### Input data:
☆ ☆ ☆ ☆ ☆

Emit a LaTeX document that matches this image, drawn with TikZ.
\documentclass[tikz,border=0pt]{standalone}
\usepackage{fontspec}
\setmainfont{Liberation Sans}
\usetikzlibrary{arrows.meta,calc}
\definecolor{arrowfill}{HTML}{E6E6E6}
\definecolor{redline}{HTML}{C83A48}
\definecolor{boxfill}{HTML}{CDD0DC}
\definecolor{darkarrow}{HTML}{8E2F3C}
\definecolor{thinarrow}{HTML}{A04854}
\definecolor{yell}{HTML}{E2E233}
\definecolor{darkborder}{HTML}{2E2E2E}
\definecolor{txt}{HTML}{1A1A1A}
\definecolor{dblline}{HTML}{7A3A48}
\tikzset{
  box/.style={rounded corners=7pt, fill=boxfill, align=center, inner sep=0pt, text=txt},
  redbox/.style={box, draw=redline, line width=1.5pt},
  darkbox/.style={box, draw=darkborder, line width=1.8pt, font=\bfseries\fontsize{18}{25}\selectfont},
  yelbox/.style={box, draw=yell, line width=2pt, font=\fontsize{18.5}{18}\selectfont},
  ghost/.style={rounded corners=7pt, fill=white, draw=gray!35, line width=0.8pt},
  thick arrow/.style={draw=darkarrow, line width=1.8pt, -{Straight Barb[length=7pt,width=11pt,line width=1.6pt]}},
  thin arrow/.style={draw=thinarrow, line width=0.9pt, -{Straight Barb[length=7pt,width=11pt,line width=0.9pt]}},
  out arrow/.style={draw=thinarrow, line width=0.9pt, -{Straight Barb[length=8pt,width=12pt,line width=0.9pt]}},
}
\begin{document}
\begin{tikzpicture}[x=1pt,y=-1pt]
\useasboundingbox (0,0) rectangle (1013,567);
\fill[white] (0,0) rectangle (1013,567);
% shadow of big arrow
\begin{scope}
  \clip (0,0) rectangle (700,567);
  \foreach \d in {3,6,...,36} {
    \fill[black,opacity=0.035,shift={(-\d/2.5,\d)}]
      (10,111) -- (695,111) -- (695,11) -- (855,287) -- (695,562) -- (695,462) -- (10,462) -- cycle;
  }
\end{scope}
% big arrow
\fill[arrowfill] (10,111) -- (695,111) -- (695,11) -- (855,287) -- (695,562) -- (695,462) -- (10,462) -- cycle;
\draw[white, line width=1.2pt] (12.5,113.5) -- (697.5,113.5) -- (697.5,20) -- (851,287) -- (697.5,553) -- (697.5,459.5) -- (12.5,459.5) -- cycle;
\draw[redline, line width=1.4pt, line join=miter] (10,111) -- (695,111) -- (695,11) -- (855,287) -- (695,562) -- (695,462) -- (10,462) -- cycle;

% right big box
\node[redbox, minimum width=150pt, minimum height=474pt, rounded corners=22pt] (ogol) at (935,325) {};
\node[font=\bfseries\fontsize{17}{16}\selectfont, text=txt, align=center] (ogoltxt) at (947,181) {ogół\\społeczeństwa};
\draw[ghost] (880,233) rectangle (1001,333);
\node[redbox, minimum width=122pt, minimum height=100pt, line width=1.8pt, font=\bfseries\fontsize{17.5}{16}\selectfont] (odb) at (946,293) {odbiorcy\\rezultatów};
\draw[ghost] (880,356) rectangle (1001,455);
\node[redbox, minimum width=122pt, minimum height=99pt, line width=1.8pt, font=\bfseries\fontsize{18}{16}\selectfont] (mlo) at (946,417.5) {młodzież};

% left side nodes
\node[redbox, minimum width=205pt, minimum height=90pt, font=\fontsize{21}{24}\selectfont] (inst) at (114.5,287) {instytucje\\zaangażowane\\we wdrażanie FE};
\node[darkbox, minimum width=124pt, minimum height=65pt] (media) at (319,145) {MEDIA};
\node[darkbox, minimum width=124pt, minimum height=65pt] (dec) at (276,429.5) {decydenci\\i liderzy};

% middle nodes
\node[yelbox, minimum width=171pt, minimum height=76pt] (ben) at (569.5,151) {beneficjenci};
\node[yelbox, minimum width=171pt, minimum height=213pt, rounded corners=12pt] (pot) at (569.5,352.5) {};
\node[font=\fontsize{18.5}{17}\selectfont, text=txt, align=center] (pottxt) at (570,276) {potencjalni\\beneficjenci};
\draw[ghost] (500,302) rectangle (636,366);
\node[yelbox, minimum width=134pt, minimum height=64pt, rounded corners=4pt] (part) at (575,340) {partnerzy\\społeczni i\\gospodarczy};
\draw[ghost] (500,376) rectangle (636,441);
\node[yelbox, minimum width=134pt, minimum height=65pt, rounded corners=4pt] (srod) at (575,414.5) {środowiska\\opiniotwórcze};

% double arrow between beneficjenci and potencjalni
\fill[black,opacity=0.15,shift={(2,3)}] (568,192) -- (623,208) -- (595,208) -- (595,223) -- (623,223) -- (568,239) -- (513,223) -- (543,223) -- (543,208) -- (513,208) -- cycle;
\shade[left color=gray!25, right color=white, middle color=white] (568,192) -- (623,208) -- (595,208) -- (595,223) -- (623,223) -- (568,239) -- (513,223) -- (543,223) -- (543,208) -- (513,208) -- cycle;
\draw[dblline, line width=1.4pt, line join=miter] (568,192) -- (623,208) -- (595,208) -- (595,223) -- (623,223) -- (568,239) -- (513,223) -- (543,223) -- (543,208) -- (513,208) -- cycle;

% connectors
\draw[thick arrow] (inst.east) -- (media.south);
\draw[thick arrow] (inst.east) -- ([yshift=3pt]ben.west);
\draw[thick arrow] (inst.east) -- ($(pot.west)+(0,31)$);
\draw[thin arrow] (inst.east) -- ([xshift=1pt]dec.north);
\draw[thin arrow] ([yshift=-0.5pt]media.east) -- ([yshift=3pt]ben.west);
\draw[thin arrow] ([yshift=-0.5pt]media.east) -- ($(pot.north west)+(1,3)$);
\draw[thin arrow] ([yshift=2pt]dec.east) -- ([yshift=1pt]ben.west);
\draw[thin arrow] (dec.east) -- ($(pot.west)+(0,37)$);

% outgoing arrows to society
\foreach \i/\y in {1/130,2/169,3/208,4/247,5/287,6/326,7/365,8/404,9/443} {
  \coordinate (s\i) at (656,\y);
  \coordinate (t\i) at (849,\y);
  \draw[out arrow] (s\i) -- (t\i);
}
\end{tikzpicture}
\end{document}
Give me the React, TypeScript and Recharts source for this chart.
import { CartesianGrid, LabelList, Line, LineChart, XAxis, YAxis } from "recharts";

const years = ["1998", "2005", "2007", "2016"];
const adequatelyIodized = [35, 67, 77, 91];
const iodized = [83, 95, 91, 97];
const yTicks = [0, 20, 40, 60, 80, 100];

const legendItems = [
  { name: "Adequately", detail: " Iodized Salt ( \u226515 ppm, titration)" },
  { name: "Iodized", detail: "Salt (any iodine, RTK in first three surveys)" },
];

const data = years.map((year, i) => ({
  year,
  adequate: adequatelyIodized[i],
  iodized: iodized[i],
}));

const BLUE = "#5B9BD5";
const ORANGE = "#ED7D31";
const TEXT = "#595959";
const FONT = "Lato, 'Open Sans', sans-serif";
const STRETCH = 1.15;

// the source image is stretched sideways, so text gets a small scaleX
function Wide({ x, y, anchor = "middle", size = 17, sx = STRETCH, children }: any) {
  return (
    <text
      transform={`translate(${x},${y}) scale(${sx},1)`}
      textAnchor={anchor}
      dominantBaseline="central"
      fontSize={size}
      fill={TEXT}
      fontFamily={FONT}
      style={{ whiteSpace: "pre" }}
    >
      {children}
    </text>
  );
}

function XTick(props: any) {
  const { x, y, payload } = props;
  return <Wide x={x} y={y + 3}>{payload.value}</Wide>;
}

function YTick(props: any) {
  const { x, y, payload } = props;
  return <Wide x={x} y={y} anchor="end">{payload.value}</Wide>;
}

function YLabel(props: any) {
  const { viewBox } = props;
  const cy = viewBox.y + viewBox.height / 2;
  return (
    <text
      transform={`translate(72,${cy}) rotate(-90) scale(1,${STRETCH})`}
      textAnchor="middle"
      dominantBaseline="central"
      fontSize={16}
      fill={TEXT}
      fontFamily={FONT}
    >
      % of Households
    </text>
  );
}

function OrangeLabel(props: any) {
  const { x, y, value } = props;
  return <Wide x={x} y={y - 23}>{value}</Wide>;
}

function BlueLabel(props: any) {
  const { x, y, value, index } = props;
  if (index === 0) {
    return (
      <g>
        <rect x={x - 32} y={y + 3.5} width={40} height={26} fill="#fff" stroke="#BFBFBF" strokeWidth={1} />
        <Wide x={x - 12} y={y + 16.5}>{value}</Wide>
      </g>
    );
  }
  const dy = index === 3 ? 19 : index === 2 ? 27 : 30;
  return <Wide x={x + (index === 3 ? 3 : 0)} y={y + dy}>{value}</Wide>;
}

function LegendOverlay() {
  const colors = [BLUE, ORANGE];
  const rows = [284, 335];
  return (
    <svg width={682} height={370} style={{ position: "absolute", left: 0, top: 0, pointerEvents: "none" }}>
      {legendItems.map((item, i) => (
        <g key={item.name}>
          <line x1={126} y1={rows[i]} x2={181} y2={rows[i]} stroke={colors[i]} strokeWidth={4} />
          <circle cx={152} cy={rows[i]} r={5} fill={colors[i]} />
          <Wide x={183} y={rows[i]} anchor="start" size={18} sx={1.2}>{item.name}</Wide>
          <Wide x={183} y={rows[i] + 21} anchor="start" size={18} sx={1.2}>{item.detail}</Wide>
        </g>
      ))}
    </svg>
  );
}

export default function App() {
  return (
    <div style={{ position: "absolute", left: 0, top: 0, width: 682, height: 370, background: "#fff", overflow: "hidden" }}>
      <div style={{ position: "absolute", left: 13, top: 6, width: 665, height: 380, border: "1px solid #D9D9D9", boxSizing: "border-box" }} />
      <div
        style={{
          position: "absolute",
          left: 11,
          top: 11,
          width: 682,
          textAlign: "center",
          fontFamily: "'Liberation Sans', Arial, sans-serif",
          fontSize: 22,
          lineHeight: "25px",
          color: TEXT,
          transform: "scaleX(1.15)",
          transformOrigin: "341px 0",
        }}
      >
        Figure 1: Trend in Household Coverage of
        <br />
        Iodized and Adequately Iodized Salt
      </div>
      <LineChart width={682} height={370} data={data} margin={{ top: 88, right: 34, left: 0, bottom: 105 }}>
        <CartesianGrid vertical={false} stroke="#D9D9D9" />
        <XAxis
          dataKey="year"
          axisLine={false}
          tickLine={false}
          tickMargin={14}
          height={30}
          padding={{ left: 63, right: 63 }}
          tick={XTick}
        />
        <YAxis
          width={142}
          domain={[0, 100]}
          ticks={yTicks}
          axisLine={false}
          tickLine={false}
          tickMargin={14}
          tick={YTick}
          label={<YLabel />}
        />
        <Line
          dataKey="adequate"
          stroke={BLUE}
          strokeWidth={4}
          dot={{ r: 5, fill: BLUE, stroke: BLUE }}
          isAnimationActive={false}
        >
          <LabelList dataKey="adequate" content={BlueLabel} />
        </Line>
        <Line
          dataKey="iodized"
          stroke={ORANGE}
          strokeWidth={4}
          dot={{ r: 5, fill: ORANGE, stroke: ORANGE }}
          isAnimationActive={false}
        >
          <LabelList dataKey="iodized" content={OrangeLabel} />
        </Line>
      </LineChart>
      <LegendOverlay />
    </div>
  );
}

☆ ☆ ☆ ☆ ☆

### Exercise description:
Find how many lines hold the string "this", and state that number alone.

### Correct response:
2